Interactive Investor

Tesco still supermarket to beat after sharing good news on inflation

16th June 2023 08:49

Richard Hunter from interactive investor

Reaction to first-quarter results has been underwhelming, but there are some important inflation indicators here for both investors and shoppers alike. Our head of markets runs through the results and rounds up action overseas.

Tesco (LSE:TSCO) continues to keep the competition at bay, which is no mean feat given the current challenging landscape.

The opening quarter for the group's financial year saw a strong increase in both sales and revenues, which grew by 8.2% and 9.4% respectively in the 13 weeks ended 27 May.

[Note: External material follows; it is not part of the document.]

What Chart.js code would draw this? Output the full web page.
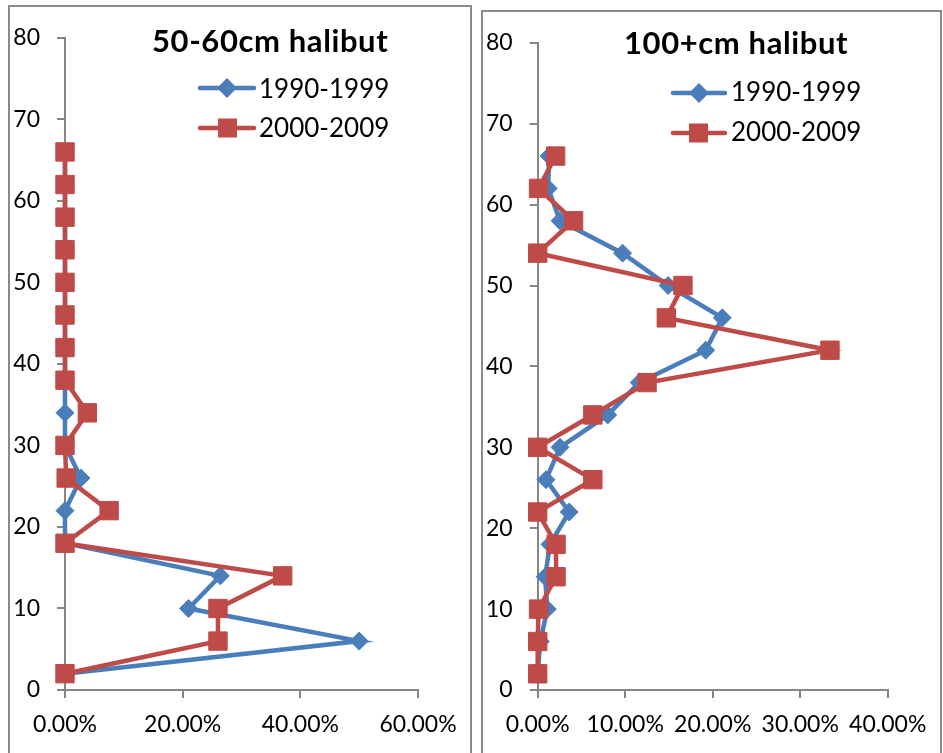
<!DOCTYPE html>
<html><head><meta charset="utf-8">
<script src="https://cdn.jsdelivr.net/npm/chart.js@4.4.0/dist/chart.umd.min.js"></script>
<style>
html,body{margin:0;padding:0;background:#fff;width:943px;height:753px;overflow:hidden;position:relative;}
.panel{position:absolute;border:2px solid #8a8a8a;border-bottom:none;box-sizing:border-box;background:#fff;}
#p1{left:8px;top:5px;width:464px;height:760px;}
#p2{left:481px;top:10px;width:461px;height:760px;}
.panel canvas{position:absolute;left:0;top:0;}
.title{position:absolute;font-family:Lato;font-weight:bold;font-size:31px;line-height:31px;white-space:nowrap;color:#000;z-index:5;}
.leg{position:absolute;font-family:Lato;font-size:26px;line-height:26px;white-space:nowrap;color:#000;z-index:5;}
svg.mk{position:absolute;z-index:5;overflow:visible;}
</style></head>
<body>
<div class="panel" id="p1"><canvas id="c1"></canvas></div>
<div class="panel" id="p2"><canvas id="c2"></canvas></div>

<div class="title" style="left:152px;top:25px;letter-spacing:0.6px">50-60cm halibut</div>
<svg class="mk" style="left:0;top:0" width="1" height="1">
  <line x1="200" y1="88" x2="254" y2="88" stroke="#4A7EBB" stroke-width="4.5" stroke-linecap="round"/>
  <polygon points="227,78 237,88 227,98 217,88" fill="#4A7EBB"/>
  <line x1="200" y1="128" x2="254" y2="128" stroke="#BE4B48" stroke-width="4.5" stroke-linecap="round"/>
  <rect x="218" y="118.5" width="19" height="19" fill="#BE4B48"/>
  <line x1="673" y1="93" x2="725" y2="93" stroke="#4A7EBB" stroke-width="4.5" stroke-linecap="round"/>
  <polygon points="699,83 709,93 699,103 689,93" fill="#4A7EBB"/>
  <line x1="673" y1="133" x2="725" y2="133" stroke="#BE4B48" stroke-width="4.5" stroke-linecap="round"/>
  <rect x="689" y="123.5" width="19" height="19" fill="#BE4B48"/>
</svg>
<div class="leg" style="left:259px;top:75px">1990-1999</div>
<div class="leg" style="left:259px;top:114px">2000-2009</div>

<div class="title" style="left:624px;top:27px;letter-spacing:0.6px">100+cm halibut</div>
<div class="leg" style="left:731px;top:78px">1990-1999</div>
<div class="leg" style="left:731px;top:118px">2000-2009</div>

<script>
// depth bins (y values)
const depths = [2, 6, 10, 14, 18, 22, 26, 30, 34, 38, 42, 46, 50, 54, 58, 62, 66];
const seriesNames = ["1990-1999", "2000-2009"];

// 50-60cm halibut, percent of catch per depth
const small1990s = [0, 50.0, 21.0, 26.4, 0, 0, 2.7, 0, 0, 0, 0, 0, 0, 0, 0, 0, 0];
const small2000s = [0, 26.0, 26.0, 37.0, 0, 7.5, 0.2, 0, 3.8, 0, 0, 0, 0, 0, 0, 0, 0];

// 100+cm halibut, percent of catch per depth
const large1990s = [0, 0.3, 1.1, 0.85, 1.4, 3.6, 0.95, 2.55, 8.0, 11.6, 19.2, 21.1, 14.9, 9.7, 2.55, 1.2, 1.3];
const large2000s = [0, 0, 0.1, 2.1, 2.1, 0, 6.3, 0, 6.3, 12.5, 33.4, 14.7, 16.6, 0, 4.1, 0.1, 2.05];

const yTicks = [0, 10, 20, 30, 40, 50, 60, 70, 80];

const BLUE = '#4A7EBB', RED = '#BE4B48', AXIS = '#868686';

function pts(vals) { return vals.map((v, i) => ({x: v, y: depths[i]})); }

function makeChart(id, w, h, blue, red, xMax, xStep, pad, yW, xH) {
  const cv = document.getElementById(id);
  cv.width = w; cv.height = h;
  cv.style.width = w + 'px'; cv.style.height = h + 'px';
  const tickFont = {family: 'Lato', size: 23};
  new Chart(cv, {
    type: 'scatter',
    data: {
      datasets: [
        {label: seriesNames[0], data: pts(blue), showLine: true, borderColor: BLUE, backgroundColor: BLUE,
         borderWidth: 4.5, pointStyle: 'rectRot', pointRadius: 9, pointBackgroundColor: BLUE,
         pointBorderColor: BLUE, pointBorderWidth: 1, order: 1, clip: false},
        {label: seriesNames[1], data: pts(red), showLine: true, borderColor: RED, backgroundColor: RED,
         borderWidth: 4.5, pointStyle: 'rect', pointRadius: 13, pointBackgroundColor: RED,
         pointBorderColor: RED, pointBorderWidth: 1, order: 0, clip: false}
      ]
    },
    options: {
      responsive: false,
      animation: false,
      devicePixelRatio: 1,
      layout: {padding: pad},
      plugins: {legend: {display: false}, title: {display: false}, tooltip: {enabled: false}},
      scales: {
        x: {
          type: 'linear', min: 0, max: xMax,
          afterFit: s => { s.height = xH; },
          ticks: {stepSize: xStep, color: '#000', font: tickFont, padding: 13, maxRotation: 0,
                  callback: v => v.toFixed(2) + '%'},
          grid: {drawOnChartArea: false, drawTicks: true, tickLength: 8, color: AXIS, lineWidth: 2},
          border: {display: true, color: AXIS, width: 2}
        },
        y: {
          type: 'linear', min: yTicks[0], max: yTicks[yTicks.length - 1],
          afterFit: s => { s.width = yW; },
          afterBuildTicks: s => { s.ticks = yTicks.map(v => ({value: v})); },
          ticks: {color: '#000', font: tickFont, padding: 17},
          grid: {drawOnChartArea: false, drawTicks: true, tickLength: 8, color: AXIS, lineWidth: 2},
          border: {display: true, color: AXIS, width: 2}
        }
      }
    }
  });
}

makeChart('c1', 460, 746, small1990s, small2000s, 60, 20, {left: 0, right: 52, top: 26, bottom: 0}, 55, 63);
makeChart('c2', 457, 741, large1990s, large2000s, 40, 10, {left: 0, right: 52.3, top: 24.7, bottom: 0}, 54.7, 63);
</script>
</body></html>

Tesco’s continued laser focus on value has enabled market share to be maintained at 27.1%, with its sheer scale adding to its ability to shave prices, better the supply chain and pull the various group levers to maximise growth. Value offerings such as Aldi Price Match, Low Everyday Prices and Clubcard prices all contribute to an appeal which continues to draw in the cost-conscious consumer.

The various channel offerings are also playing into the group’s hands. In particular, large store sales grew by 9.9% as the consumer returns to the previous physical shopping habits, although online sales are also picking up any slack with sales growth of 8.2% and a market share of 37.5%.

The group’s Booker arm is also steaming ahead, with retail sales up by 15.6%, while Tesco Bank has also seen growth of 13.9%, propelled by more lending and insurance activity and an increase in credit card spending. Full-year guidance has been maintained, which would also be a notable achievement given the pressures which abound from every direction.

Inflation remains a central theme in the extremely competitive sector, while the cost of living issues are here to stay for some time. Tesco, under pressure from government to tackle rising food prices, has noted some "encouraging early signs that inflation is starting to ease" and, in the meantime, the group remains the one to beat.

A dividend yield of 4.1% is an additional bonus, although the share price increase of late has reflected more of a canter than a gallop. Despite a bounce of 18% over the last six months, the shares are up by a more modest 5% over the last year, as compared to a gain of 8% for the wider FTSE100. Even so, appetite for the group’s offerings remains undiminished, with the market consensus of the shares as a 'strong buy' reflective of the group’s longstanding position as the preferred play in the sector.

Market snapshot

US markets snapped back strongly as the dust settled from a Federal Reserve announcement which paused rate rises, but cautioned on the possibility of more to come. The market is still insisting on the glass half-full approach, anticipating only one more rate rise in July as opposed to the two hikes which the Fed implied earlier in the week. The slew of economic data over recent days could just lead additional weight to that view.

As jobless claims ticked higher, and although one data point cannot be taken in isolation, there remains the chance that the labour market is finally beginning to crack. At the same time, previously easing inflation data were joined by the latest release which showed that import prices fell in May, while retail sales unexpectedly rose with the vital consumer spending on all number of goods including vehicles.

As such, the current backdrop could be set fair for the Fed’s preferred dual goals of reigning in inflation and achieving a soft landing. Sentiment rose, propelling markets to further gains, with the Dow Jones now ahead by 3.8%, the S&P500 by 15% and the Nasdaq by 32% in the year to date as investors mull the possibility of an ultimately positive outcome.

The reaction to the Wall Street performance and a generally positive session across Asia also pushed the FTSE100 ahead in opening trade, albeit on a more pedestrian basis. Further strength in sterling acted as something of a headwind given a majority constituent exposure to overseas earnings. Increasing investor confidence elsewhere could also be responsible for new money being invested in other more obvious growth markets at the expense of the domestic index.

Even so, the FTSE100 remains ahead by 2.6% in the year to date, although some way off earlier year record highs. In opening exchanges, this uncertainty resulted in differing performances in the same sector, with the likes of Persimmon (LSE:PSN) and Barratt Developments (LSE:BDEV) moving in opposite directions, with Ocado Group (LSE:OCDO) continuing its death-defying performance. The stock narrowly avoided relegation from the FTSE100 and the share price has now added 24% this month, which has eased some of the pain, although not enough to stem a decline of 45% over the last year.